La comunicación verbal no es la
única forma de descifrar la Historia. Ni tampoco la escrita, más valorada y
testimonial a la hora de demostrar hechos realizados. Existe otra manera,
quizás más sutil, menos ampulosa, para expresar la larga retahíla de sucesos
que el hombre es capaz de protagonizar a lo largo de la gran estela de los
tiempos.
Paradójicamente se llama
silencio y en ocasiones es mucho más explícito. Porque hay cosas para las que
el verbo resulta insuficiente. Acontecimientos imposibles de imaginar que
únicamente podemos conocer si atendemos a oír a través del silencio de la
piedra. Cuando las piedras hablan, el corazón
detiene su latido dispuesto a sentir el mensaje que transmiten. El sonido está profundamente
inmerso en la vertical de su mampostería, la rugosidad de su basamento, la
variedad y perfección de sus formas.
Cuando una ciudad habla en sus
piedras, se trata de una ciudad mágica. El lenguaje que entre ellas se produce
es una música oscura y penetrante que el visitante absorbe sin ser consciente
de ella. Toledo es música pétrea de principio al fin. Serpenteada por el Tajo
que parece acariciar sus orillas, la visión obtenida desde el Mirador del Valle
es similar a una sinfonía de Mahler. Siente el viajero una vaharada de ocres y
dorados que semejan trigales en
movimiento, mecidos por el gris puntiagudo de la catedral gótica, que junto al
Alcázar presiden la majestuosa colina donde se acomoda esta ciudad única. No es
que haya mucha historia en Toledo. Toledo es, la Historia misma, de España y
casi del mundo en una época precisa.
Desde que la mencionara Tito
Livio, como ciudad pequeña pero muy bien fortificada, un torbellino de
literatura se ha escrito sobre ella. Derrotados los romanos, Leovigildo la
convierte en capital de reino hispano-visigodo y a partir de la conversión de
Recaredo, el catolicismo imprime su huella edificando iglesias y conventos
bellísimos.
Con la decadencia de los
visigodos entra a formar parte del Califato de Córdoba, momento en que el
diseño de sus calles se vuelve laberíntico y casi salvaje. Momento también en
el que permanecen en su recinto con cierta armonía la conjunción formada por
tres civilizaciones, ya que la judía estaba desde tiempos anteriores.

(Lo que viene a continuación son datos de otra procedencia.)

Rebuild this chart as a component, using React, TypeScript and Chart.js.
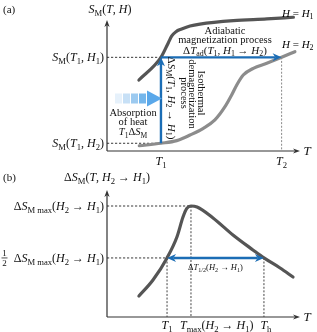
import { useEffect, useRef } from 'react';
import { Chart, registerables } from 'chart.js';
Chart.register(...registerables);

const FONT = '"Liberation Serif","DejaVu Serif",serif';

// ---------- panel (a) data ----------
const h1T = [16.8, 28.4, 32.3, 34.1, 36.3, 39.3, 43.7, 48.9, 66.5, 84.1, 98.1];
const h1S = [54.2, 71.5, 82.7, 87.8, 91.1, 93.1, 95.4, 96.9, 99.5, 100.8, 102.1];
const h2T = [17.0, 28.4, 36.7, 43.7, 50.7, 56.8, 62.1, 65.6, 68.3, 71.7, 77.0, 84.1, 91.9, 98.9];
const h2S = [4.0, 5.9, 7.9, 12.2, 17.3, 23.7, 33.8, 42.7, 50.4, 58.0, 63.1, 67.0, 71.5, 75.8];
const topTicksT = [28.4, 91.9]; // T1, T2
const topLevelsS = [71.5, 5.9]; // S_M(T1,H1), S_M(T1,H2)

// ---------- panel (b) data ----------
const dsT = [16.8, 24.2, 31.6, 36.8, 40.0, 42.0, 44.2, 47.4, 55.8, 66.3, 76.8, 82.6, 91.1, 97.9];
const dsS = [16.5, 29.1, 46.5, 63.0, 78.7, 85.5, 87.4, 86.6, 78.0, 64.6, 52.8, 46.5, 38.6, 31.5];
const botTicksT = [31.6, 44.2, 82.6]; // T1, Tmax, Th
const botLevelsS = [87.4, 46.5]; // max, half

type St = 'r' | 'i' | 's' | 'si';
type Seg = { t: string; st: St };
const r = (t: string): Seg => ({ t, st: 'r' });
const i = (t: string): Seg => ({ t, st: 'i' });
const s = (t: string): Seg => ({ t, st: 's' });

const topTickLabels: Seg[][] = [[i('T'), s('1')], [i('T'), s('2')]];
const topLevelLabels: Seg[][] = [
  [i('S'), s('M'), r('('), i('T'), s('1'), r(', '), i('H'), s('1'), r(')')],
  [i('S'), s('M'), r('('), i('T'), s('1'), r(', '), i('H'), s('2'), r(')')],
];
const botTickLabels: Seg[][] = [
  [i('T'), s('1')],
  [i('T'), s('max'), r('('), i('H'), s('2'), r(' \u2192 '), i('H'), s('1'), r(')')],
  [i('T'), s('h')],
];
const botLevelLabels: Seg[][] = [
  [r('\u0394'), i('S'), s('M max'), r('('), i('H'), s('2'), r(' \u2192 '), i('H'), s('1'), r(')')],
  [r('\u0394'), i('S'), s('M max'), r('('), i('H'), s('2'), r(' \u2192 '), i('H'), s('1'), r(')')],
];

function fontFor(st: St, size: number) {
  const sub = st === 's' || st === 'si';
  const sz = sub ? size * 0.72 : size;
  const style = st === 'i' || st === 'si' ? 'italic ' : '';
  return `${style}${sz}px ${FONT}`;
}

function drawRich(ctx: CanvasRenderingContext2D, segs: Seg[], x: number, y: number, size: number, align: 'left' | 'center' | 'right' = 'left', color = '#111') {
  ctx.save();
  ctx.textBaseline = 'alphabetic';
  ctx.textAlign = 'left';
  ctx.fillStyle = color;
  let w = 0;
  const ws = segs.map((sg) => {
    ctx.font = fontFor(sg.st, size);
    const m = ctx.measureText(sg.t).width;
    w += m;
    return m;
  });
  let cx = align === 'left' ? x : align === 'center' ? x - w / 2 : x - w;
  const base = y + size * 0.33;
  segs.forEach((sg, k) => {
    ctx.font = fontFor(sg.st, size);
    const sub = sg.st === 's' || sg.st === 'si';
    ctx.fillText(sg.t, cx, base + (sub ? size * 0.25 : 0));
    cx += ws[k];
  });
  ctx.restore();
}

function drawRichRot(ctx: CanvasRenderingContext2D, segs: Seg[], x: number, y: number, size: number) {
  ctx.save();
  ctx.translate(x, y);
  ctx.rotate(Math.PI / 2);
  drawRich(ctx, segs, 0, 0, size, 'center');
  ctx.restore();
}

function head(ctx: CanvasRenderingContext2D, x: number, y: number, ang: number, len: number, hw: number, color: string) {
  ctx.save();
  ctx.translate(x, y);
  ctx.rotate(ang);
  ctx.fillStyle = color;
  ctx.beginPath();
  ctx.moveTo(0, 0);
  ctx.lineTo(-len, -hw);
  ctx.lineTo(-len * 0.7, 0);
  ctx.lineTo(-len, hw);
  ctx.closePath();
  ctx.fill();
  ctx.restore();
}

function arrow(ctx: CanvasRenderingContext2D, x1: number, y1: number, x2: number, y2: number, color: string, lw: number, len: number, hw: number, both = false) {
  const ang = Math.atan2(y2 - y1, x2 - x1);
  const dx = Math.cos(ang), dy = Math.sin(ang);
  ctx.save();
  ctx.strokeStyle = color;
  ctx.lineWidth = lw;
  ctx.beginPath();
  const sx = both ? x1 + dx * len * 0.7 : x1;
  const sy = both ? y1 + dy * len * 0.7 : y1;
  ctx.moveTo(sx, sy);
  ctx.lineTo(x2 - dx * len * 0.7, y2 - dy * len * 0.7);
  ctx.stroke();
  ctx.restore();
  head(ctx, x2, y2, ang, len, hw, color);
  if (both) head(ctx, x1, y1, ang + Math.PI, len, hw, color);
}

function dashed(ctx: CanvasRenderingContext2D, x1: number, y1: number, x2: number, y2: number, color = '#222', dash = [2.2, 1.8], lw = 0.9) {
  ctx.save();
  ctx.strokeStyle = color;
  ctx.lineWidth = lw;
  ctx.setLineDash(dash);
  ctx.beginPath();
  ctx.moveTo(x1, y1);
  ctx.lineTo(x2, y2);
  ctx.stroke();
  ctx.restore();
}

function axes(ctx: CanvasRenderingContext2D, a: { left: number; right: number; top: number; bottom: number }) {
  ctx.save();
  ctx.strokeStyle = '#333';
  ctx.lineWidth = 1.2;
  ctx.beginPath();
  ctx.moveTo(a.left, a.bottom);
  ctx.lineTo(a.left, a.top + 4);
  ctx.moveTo(a.left, a.bottom);
  ctx.lineTo(a.right - 1, a.bottom);
  ctx.stroke();
  ctx.restore();
  head(ctx, a.left, a.top, -Math.PI / 2, 7, 2.6, '#333');
  head(ctx, a.right + 3, a.bottom, 0, 7, 2.6, '#333');
}

const BLUE = '#1b6db5';
const LBL = 12;

const topPlugin = {
  id: 'topAnn',
  beforeDatasetsDraw(chart: any) {
    const { ctx, chartArea: a, scales } = chart;
    const x = scales.x, y = scales.y;
    axes(ctx, a);
    const xT1 = x.getPixelForValue(topTicksT[0]);
    const xT2 = x.getPixelForValue(topTicksT[1]);
    const yS1 = y.getPixelForValue(topLevelsS[0]);
    const yS2 = y.getPixelForValue(topLevelsS[1]);
    dashed(ctx, a.left, yS1, xT1, yS1);
    dashed(ctx, a.left, yS2, xT1, yS2);
    dashed(ctx, xT2, yS1, xT2, a.bottom, '#888', [2, 1.6], 1);
  },
  afterDatasetsDraw(chart: any) {
    const { ctx, chartArea: a, scales } = chart;
    const x = scales.x, y = scales.y;
    const xT1 = x.getPixelForValue(topTicksT[0]);
    const xT2 = x.getPixelForValue(topTicksT[1]);
    const yS1 = y.getPixelForValue(topLevelsS[0]);
    const yS2 = y.getPixelForValue(topLevelsS[1]);
    arrow(ctx, xT1, yS2, xT1, yS1, BLUE, 2.4, 9, 4);
    arrow(ctx, xT1, yS1, xT2, yS1, BLUE, 2.4, 9, 4);

    // light blue heat-absorption arrow
    const ay = (a.top + a.bottom) / 2 + 13;
    const ax = a.left + 8;
    const cols = ['#e6f1fb', '#c7e0f6', '#9ccaf0', '#74b6eb'];
    cols.forEach((c, k) => {
      ctx.fillStyle = c;
      ctx.fillRect(ax + k * 8, ay - 5, 7, 10);
    });
    ctx.fillStyle = '#5aa8ea';
    ctx.beginPath();
    ctx.moveTo(ax + 32, ay - 8);
    ctx.lineTo(ax + 47, ay);
    ctx.lineTo(ax + 32, ay + 8);
    ctx.closePath();
    ctx.fill();

    // labels
    drawRich(ctx, [r('(a)')], 3, 9, 11, 'left');
    drawRich(ctx, [i('S'), s('M'), r('('), i('T'), r(', '), i('H'), r(')')], a.left + 3, 9, 12, 'center');
    drawRich(ctx, topLevelLabels[0], a.left - 3, yS1, LBL, 'right');
    drawRich(ctx, topLevelLabels[1], a.left - 3, yS2, LBL, 'right');
    drawRich(ctx, topTickLabels[0], xT1, a.bottom + 10, 12, 'center');
    drawRich(ctx, topTickLabels[1], xT2, a.bottom + 10, 12, 'center');
    drawRich(ctx, [i('T')], a.right + 10, a.bottom, 13, 'center');
    drawRich(ctx, [i('H'), r(' = '), i('H'), s('1')], 282, 13, 11, 'left', '#000');
    drawRich(ctx, [i('H'), r(' = '), i('H'), s('2')], 282, 44, 11, 'left', '#000');

    const cx = 225;
    drawRich(ctx, [r('Adiabatic')], cx, 31, 10.5, 'center');
    drawRich(ctx, [r('magnetization process')], cx, 40, 10.5, 'center');
    drawRich(ctx, [r('\u0394'), i('T'), s('ad'), r('('), i('T'), s('1'), r(', '), i('H'), s('1'), r(' \u2192 '), i('H'), s('2'), r(')')], cx, 50, 11, 'center');

    drawRichRot(ctx, [r('\u0394'), i('S'), s('M'), r('('), i('T'), s('1'), r(', '), i('H'), s('2'), r(' \u2192 '), i('H'), s('1'), r(')')], xT1 + 11, 98, 11);
    drawRichRot(ctx, [r('Isothermal')], 201, 93, 10.5);
    drawRichRot(ctx, [r('demagnetization')], 192.5, 94, 10.5);
    drawRichRot(ctx, [r('process')], 184, 93, 10.5);

    drawRich(ctx, [r('Absorption')], 133, 113, 10.5, 'center');
    drawRich(ctx, [r('of heat')], 133, 122, 10.5, 'center');
    drawRich(ctx, [i('T'), s('1'), r('\u0394'), i('S'), s('M')], 133, 132, 10.5, 'center');
  },
};

const botPlugin = {
  id: 'botAnn',
  beforeDatasetsDraw(chart: any) {
    const { ctx, chartArea: a, scales } = chart;
    const x = scales.x, y = scales.y;
    axes(ctx, a);
    const yMax = y.getPixelForValue(botLevelsS[0]);
    const yHalf = y.getPixelForValue(botLevelsS[1]);
    const x1 = x.getPixelForValue(botTicksT[0]);
    const xm = x.getPixelForValue(botTicksT[1]);
    const xh = x.getPixelForValue(botTicksT[2]);
    dashed(ctx, a.left, yMax, xm, yMax);
    dashed(ctx, a.left, yHalf, x1, yHalf);
    dashed(ctx, xm, yMax, xm, a.bottom, '#444', [2, 1.6], 1);
    dashed(ctx, x1, yHalf, x1, a.bottom, '#444', [2, 1.6], 1);
    dashed(ctx, xh, yHalf, xh, a.bottom, '#444', [2, 1.6], 1);
  },
  afterDatasetsDraw(chart: any) {
    const { ctx, chartArea: a, scales } = chart;
    const x = scales.x, y = scales.y;
    const yMax = y.getPixelForValue(botLevelsS[0]);
    const yHalf = y.getPixelForValue(botLevelsS[1]);
    const x1 = x.getPixelForValue(botTicksT[0]);
    const xm = x.getPixelForValue(botTicksT[1]);
    const xh = x.getPixelForValue(botTicksT[2]);
    arrow(ctx, x1, yHalf, xh, yHalf, BLUE, 2.4, 9, 4, true);
    drawRich(ctx, [r('\u0394'), i('T'), s('1/2'), r('('), i('H'), s('2'), r(' \u2192 '), i('H'), s('1'), r(')')], (x1 + xh) / 2, yHalf + 9, 8.5, 'center');

    drawRich(ctx, [r('(b)')], 3, 12, 11, 'left');
    drawRich(ctx, [r('\u0394'), i('S'), s('M'), r('('), i('T'), r(', '), i('H'), s('2'), r(' \u2192 '), i('H'), s('1'), r(')')], a.left, 12, 12, 'center');
    drawRich(ctx, botLevelLabels[0], a.left - 3, yMax, LBL, 'right');
    drawRich(ctx, botLevelLabels[1], a.left - 3, yHalf, LBL, 'right');
    // fraction 1/2
    drawRich(ctx, [r('1')], 4.5, yHalf - 5, 9, 'center');
    drawRich(ctx, [r('2')], 4.5, yHalf + 5, 9, 'center');
    ctx.save();
    ctx.strokeStyle = '#222';
    ctx.lineWidth = 0.8;
    ctx.beginPath();
    ctx.moveTo(1.5, yHalf);
    ctx.lineTo(7.5, yHalf);
    ctx.stroke();
    ctx.restore();

    drawRich(ctx, botTickLabels[0], x1, a.bottom + 8, 12, 'center');
    drawRich(ctx, botTickLabels[1], xm - 11, a.bottom + 8, 12, 'left');
    drawRich(ctx, botTickLabels[2], xh + 2, a.bottom + 8, 12, 'center');
    drawRich(ctx, [i('T')], a.right + 10, a.bottom, 13, 'center');
  },
};

function lineDs(xs: number[], ys: number[], color: string) {
  return {
    data: xs.map((v, k) => ({ x: v, y: ys[k] })),
    borderColor: color,
    borderWidth: 3.2,
    pointRadius: 0,
    borderCapStyle: 'round',
    cubicInterpolationMode: 'monotone',
    tension: 0.4,
    clip: false,
  } as any;
}

function baseOptions(padding: any) {
  return {
    animation: false,
    responsive: false,
    maintainAspectRatio: false,
    layout: { padding },
    scales: {
      x: { type: 'linear', min: 0, max: 100, display: false },
      y: { type: 'linear', min: 0, max: 100, display: false },
    },
    plugins: { legend: { display: false }, tooltip: { enabled: false } },
  } as any;
}

export default function App() {
  const topRef = useRef<HTMLCanvasElement>(null);
  const botRef = useRef<HTMLCanvasElement>(null);
  useEffect(() => {
    const c1 = new Chart(topRef.current!, {
      type: 'line',
      data: { datasets: [lineDs(h1T, h1S, '#555555'), lineDs(h2T, h2S, '#8c8c8c')] },
      options: baseOptions({ left: 107, right: 20, top: 20, bottom: 24 }),
      plugins: [topPlugin],
    } as any);
    const c2 = new Chart(botRef.current!, {
      type: 'line',
      data: { datasets: [lineDs(dsT, dsS, '#555555')] },
      options: baseOptions({ left: 107, right: 20, top: 25, bottom: 15 }),
      plugins: [botPlugin],
    } as any);
    return () => {
      c1.destroy();
      c2.destroy();
    };
  }, []);
  return (
    <div style={{ position: 'fixed', left: 0, top: 0, width: 317, height: 332, background: '#fff' }}>
      <canvas ref={topRef} width={317} height={175} style={{ position: 'absolute', left: 0, top: 0, width: 317, height: 175 }} />
      <canvas ref={botRef} width={317} height={167} style={{ position: 'absolute', left: 0, top: 165, width: 317, height: 167 }} />
    </div>
  );
}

Convivencia pacífica que proporcionó un alto nivel cultural, plasmado en la muy
elogiada Escuela de Traductores , donde los escritos eran pasados del lenguaje
hebreo al árabe y al latín, traduciendo incluso del griego para llegar, en
última instancia al castellano.
Es posible que este crisol de
ideas llevara a sus creadores a intentar superar al rival en belleza y diseño
arquitectónico. Puede que rivalizaran en materiales, que cada uno quisiera
dejar huella en este maremágnum cultural y humano.
La antigua mezquita,
transformada en catedral por Alfonso VI, tras la reconquista, es en sí misma
símbolo del poderío artístico que alcanzó la ciudad, cuyos artesanos estaban
considerados los mejores del mundo. La grandiosidad del gótico, lanzando hacia
arriba el espíritu, sus columnas y sus arcos apuntados como flechas hacia el
cielo, sus columnas como gigantescas palmeras de granito que, al entrelazar sus
ramas forman una bóveda colosal, sus vidrieras coloridas, la minuciosa
filigrana de su coro, el laborioso encaje de oro de su Custodia
procesional…hace enmudecer al más flemático visitante.
Pero hay que guardar asombro
para poder visitar sus sinagogas con la mente de un judío practicante, la serenidad
de sus blancas paredes ornamentadas por cenefas con textos de la Torá, junto a
la frescura de sus patios.
Y hay que conservarlo también para enamorarse
de la obra de El Greco, el cretense que alargaba sus figuras, puede que con
idéntica intención de buscar la vertical de Dios, lo espiritual sobre la carne.
En lo más alto, el Alcázar,
vigía perenne de una ciudad tan deseada como asediada en el transcurso de los
tiempos. Para tenerlo todo, hasta un episodio flagrante de nuestra reciente
historia está allí, intacto en sus paredes tiroteadas, en un teléfono negro que
nos revela la crueldad de unas dolorosas palabras entre padre e hijo, la
valentía convertida en la loca heroicidad del coronel Moscardó, en la defensa
del Alcázar cuando todo estaba ya perdido.
Pisar las piedras de sus calles,
que también parecen querer emular a las columnas catedralicias, siempre hacia
arriba, con sus guijarros brillantes clavados en los sufridos pies, es alcanzar
un estado entre gravitatorio y exultante donde poder cobijarnos cuando la
mediocridad de nuestros días nos deprima el ánimo.
Sabemos ya que la magia habita
en la ciudad bellísima que el Tajo envuelve.